The waffle is ready when it is deeply golden brown. Dust with powdered sugar and serve with real maple syrup and seasonal jam.
Quinoa Vegetable Salad
Use whatever fresh veggies you have on hand for this hearty salad. From Malcolm Seawell, serves 4-6.
1 cup quinoa
1 cup chicken broth
1 cup water
4 tablespoons avocado oil, olive oil or butter, divided
2 tablespoons crushed garlic
½ cup chopped onions
1 cup each diced asparagus, bell peppers and roma tomatoes
Sea salt and black pepper
In a medium pan, bring quinoa, chicken broth, water and 2 tablespoons oil or butter to boil. Cover and simmer until liquid evaporates, about 15 minutes. Let stand for 10 minutes and fluff with fork.
Meanwhile, in a large skillet, heat 2 tablespoons oil and sauté crushed garlic and onions until soft. Add diced asparagus, bell peppers and roma tomatoes for about 10 minutes or until veggies are just tender.
Add cooked quinoa and toss with sea salt and black pepper to taste.

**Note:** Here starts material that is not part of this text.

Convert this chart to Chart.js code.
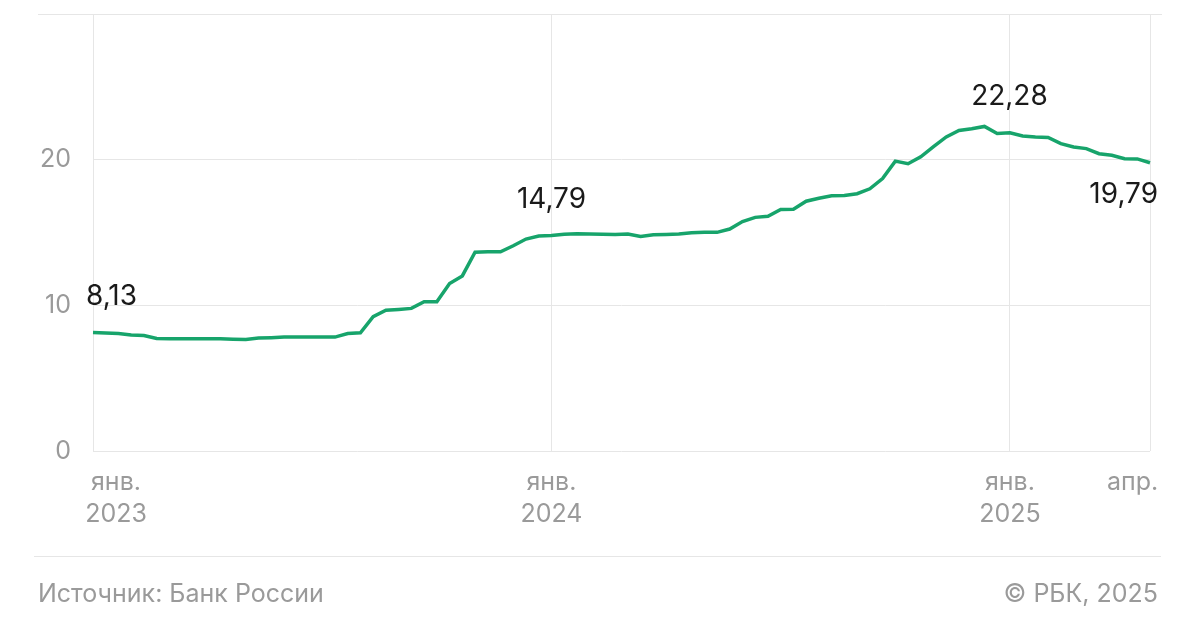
<!DOCTYPE html>
<html lang="ru">
<head>
<meta charset="utf-8">
<script src="https://cdn.jsdelivr.net/npm/chart.js@4.4.1/dist/chart.umd.min.js"></script>
<style>
  body { margin: 0; background: #fff; font-family: Inter, sans-serif; }
  #wrap { position: relative; width: 1200px; height: 628px; overflow: hidden; }
  canvas { position: absolute; left: 0; top: 0; }
  .rule { position: absolute; height: 1px; background: #e6e6e6; }
  .foot { position: absolute; top: 578px; font-size: 25px; line-height: 30px; color: #9a9a9a; }
</style>
</head>
<body>
<div id="wrap">
  <canvas id="myChart" width="1200" height="628"></canvas>
  <div class="rule" style="left:38px;top:14px;width:1124px"></div>
  <div class="rule" style="left:34px;top:556px;width:1127px"></div>
  <div class="foot" style="left:38px">Источник: Банк России</div>
  <div class="foot" style="right:42px">© РБК, 2025</div>
</div>
<script>
// DATA (one value per ten-day period, Jan 2023 - Apr 2025)
const rates = [
  8.13, 8.10, 8.07, 7.97, 7.93, 7.72, 7.70, 7.70, 7.70, 7.70,
  7.70, 7.68, 7.66, 7.75, 7.78, 7.82, 7.82, 7.82, 7.82, 7.82,
  8.07, 8.11, 9.22, 9.66, 9.72, 9.79, 10.25, 10.25, 11.50, 12.02,
  13.65, 13.68, 13.68, 14.09, 14.55, 14.76, 14.79, 14.88, 14.92, 14.90,
  14.88, 14.86, 14.90, 14.72, 14.85, 14.87, 14.90, 14.98, 15.01, 15.01,
  15.24, 15.75, 16.04, 16.12, 16.58, 16.60, 17.15, 17.35, 17.52, 17.54,
  17.66, 18.00, 18.70, 19.90, 19.72, 20.20, 20.90, 21.56, 22.00, 22.12,
  22.28, 21.79, 21.84, 21.62, 21.55, 21.52, 21.10, 20.87, 20.76, 20.41,
  20.30, 20.07, 20.05, 19.79
];
const tickIndex = [0, 36, 72, 81];
const tickLabels = [['янв.', '2023'], ['янв.', '2024'], ['янв.', '2025'], ['апр.']];
const gridIndex = [0, 36, 72, 83];
const yTicks = [0, 10, 20, 30];
const calloutIndex = [0, 36, 70, 83];

// labels under the axis and value callouts
const labelPlugin = {
  id: 'labels',
  afterDatasetsDraw(chart) {
    const ctx = chart.ctx;
    const xs = chart.scales.x;
    const ys = chart.scales.y;
    ctx.save();
    ctx.font = '25px Inter';
    ctx.fillStyle = '#9a9a9a';
    ctx.textAlign = 'center';
    ctx.textBaseline = 'middle';
    tickIndex.forEach(function(v, k) {
      let x = xs.getPixelForValue(v);
      if (k === 0) x += 23;
      if (k === 3) x += 8;
      tickLabels[k].forEach(function(line, j) {
        ctx.fillText(line, x, ys.bottom + 31 + j * 32);
      });
    });

    ctx.font = '28px Inter';
    ctx.fillStyle = '#1a1a1a';
    calloutIndex.forEach(function(i, k) {
      const x = xs.getPixelForValue(i);
      const y = ys.getPixelForValue(rates[i]);
      const text = rates[i].toFixed(2).replace('.', ',');
      if (k === 0) {
        ctx.textAlign = 'left';
        ctx.fillText(text, x - 7, y - 36);
      } else if (k === 1) {
        ctx.textAlign = 'center';
        ctx.fillText(text, x, y - 36);
      } else if (k === 2) {
        ctx.textAlign = 'center';
        ctx.fillText(text, x + 25, y - 30);
      } else {
        ctx.textAlign = 'right';
        ctx.fillText(text, x + 8, y + 32);
      }
    });
    ctx.restore();
  }
};

const ctx = document.getElementById('myChart').getContext('2d');
const myChart = new Chart(ctx, {
  type: 'line',
  data: {
    datasets: [{
      data: rates.map(function(v, i) { return { x: i, y: v }; }),
      borderColor: '#17a46b',
      borderWidth: 3.5,
      pointRadius: 0,
      tension: 0,
      fill: false,
      clip: false
    }]
  },
  options: {
    responsive: false,
    animation: false,
    layout: { padding: { top: 14, right: 50, bottom: 177, left: 0 } },
    plugins: { legend: { display: false }, tooltip: { enabled: false } },
    scales: {
      x: {
        type: 'linear',
        min: 0,
        max: rates.length - 1,
        afterBuildTicks: function(scale) {
          scale.ticks = gridIndex.map(function(v) { return { value: v }; });
        },
        afterFit: function(scale) { scale.height = 0; },
        ticks: { display: false },
        grid: { color: '#e6e6e6', lineWidth: 1, drawTicks: false },
        border: { display: false }
      },
      y: {
        min: 0,
        max: 30,
        afterBuildTicks: function(scale) {
          scale.ticks = yTicks.map(function(v) { return { value: v }; });
        },
        afterFit: function(scale) {
          scale.width = 93;
          scale.paddingTop = 0;
          scale.paddingBottom = 0;
        },
        ticks: {
          padding: 22,
          color: '#9a9a9a',
          font: { family: 'Inter', size: 25 },
          callback: function(value) { return value === 30 ? '' : value; }
        },
        grid: { color: '#e6e6e6', lineWidth: 1, drawTicks: false },
        border: { display: false }
      }
    }
  },
  plugins: [labelPlugin]
});
</script>
</body>
</html>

“This dish is also easily prepared over the grill, which is a delicious way of cooking the vegetables for the quinoa salad, too,” says Malcom Seawell. He serves the salmon with fruit salad and whole-grain bread. Serves 4.
1 large salmon fillet (about 1½ pounds)
1 tablespoon olive oil
1 tablespoon melted butter
½ teaspoon salt
1 teaspoon ground black pepper
1 clove garlic, minced
2 tablespoons minced fresh dill
2 tablespoons fresh lemon juice
Rinse salmon fillet and pat dry with a paper towel.
Place fillet skin-side down in broiling pan lined with aluminum foil.
Combine olive oil, melted butter, salt, pepper, garlic, dill and lemon juice. Spread over fillet and rub in.
Broil on high about 6 inches from heat until salmon easily flakes with fork, about 10 minutes.
Juicy Lucy Burgers
From Frank Bonanno, makes 4 burgers.
1½ pounds ground beef (90 percent lean)
1 tablespoon Worcestershire sauce
1 tablespoon barbecue sauce
1 tablespoon ketchup
2 teaspoons salt
1 teaspoon black pepper
4 thick slices of cheddar cheese
2 teaspoons vegetable oil4 teaspoons butter, softened
4 hamburger buns
4 slices tomato
4 pieces romaine lettuce
4 slices white onion
Place ground beef in mixing bowl and add Worcestershire sauce, barbecue sauce, ketchup, salt and pepper. Mix well.
Divide the beef mixture into eight even-sized balls and press them into patties. Lay four of the patties on a clean kitchen work surface and place a slice of cheese onto each patty. Top each patty with another patty so the cheese is sandwiched between the two. Using your fingers, press the edges of the patties together so the cheese is encased in the hamburger.
Get a large skillet very hot, add vegetable oil and patties. Cook until golden brown on each side, until cheese begins to melt out.
While burgers are cooking, spread soft butter onto the hamburger buns and toast until butter melts and buns become crisp.
Place the burgers on the buns and top with tomato, lettuce and onion. Serve with your favorite condiments (I like mayo, ketchup and mustard).
Frank Bonanno’s Sunday Pasta
4 quarts water
5 teaspoons kosher salt, divided
1 pound spaghetti noodles
½ cups extra-virgin olive oil
1 tablespoon minced garlic
1 teaspoon chile flakes (optional)
3 tablespoons butter
4 cups fresh arugula
1 teaspoon ground pepper
1 cup grated Parmesan cheese
In a large pot, bring water and 4 teaspoons kosher salt to a boil. Add the pasta and cook according to directions on the box or until pasta is al dente.
While pasta is cooking, put large sauté pan on medium heat and add olive oil. Don’t let it smoke.
Add garlic and cook until golden brown, about 2 minutes. Add chile flakes (if using). Remove pan from heat, add butter, arugula, remaining salt and pepper.
When pasta is done, drain and transfer to sauté pan. Toss the pasta and wilt the arugula slightly. Sprinkle in Parmesan cheese and divide between four bowls to serve.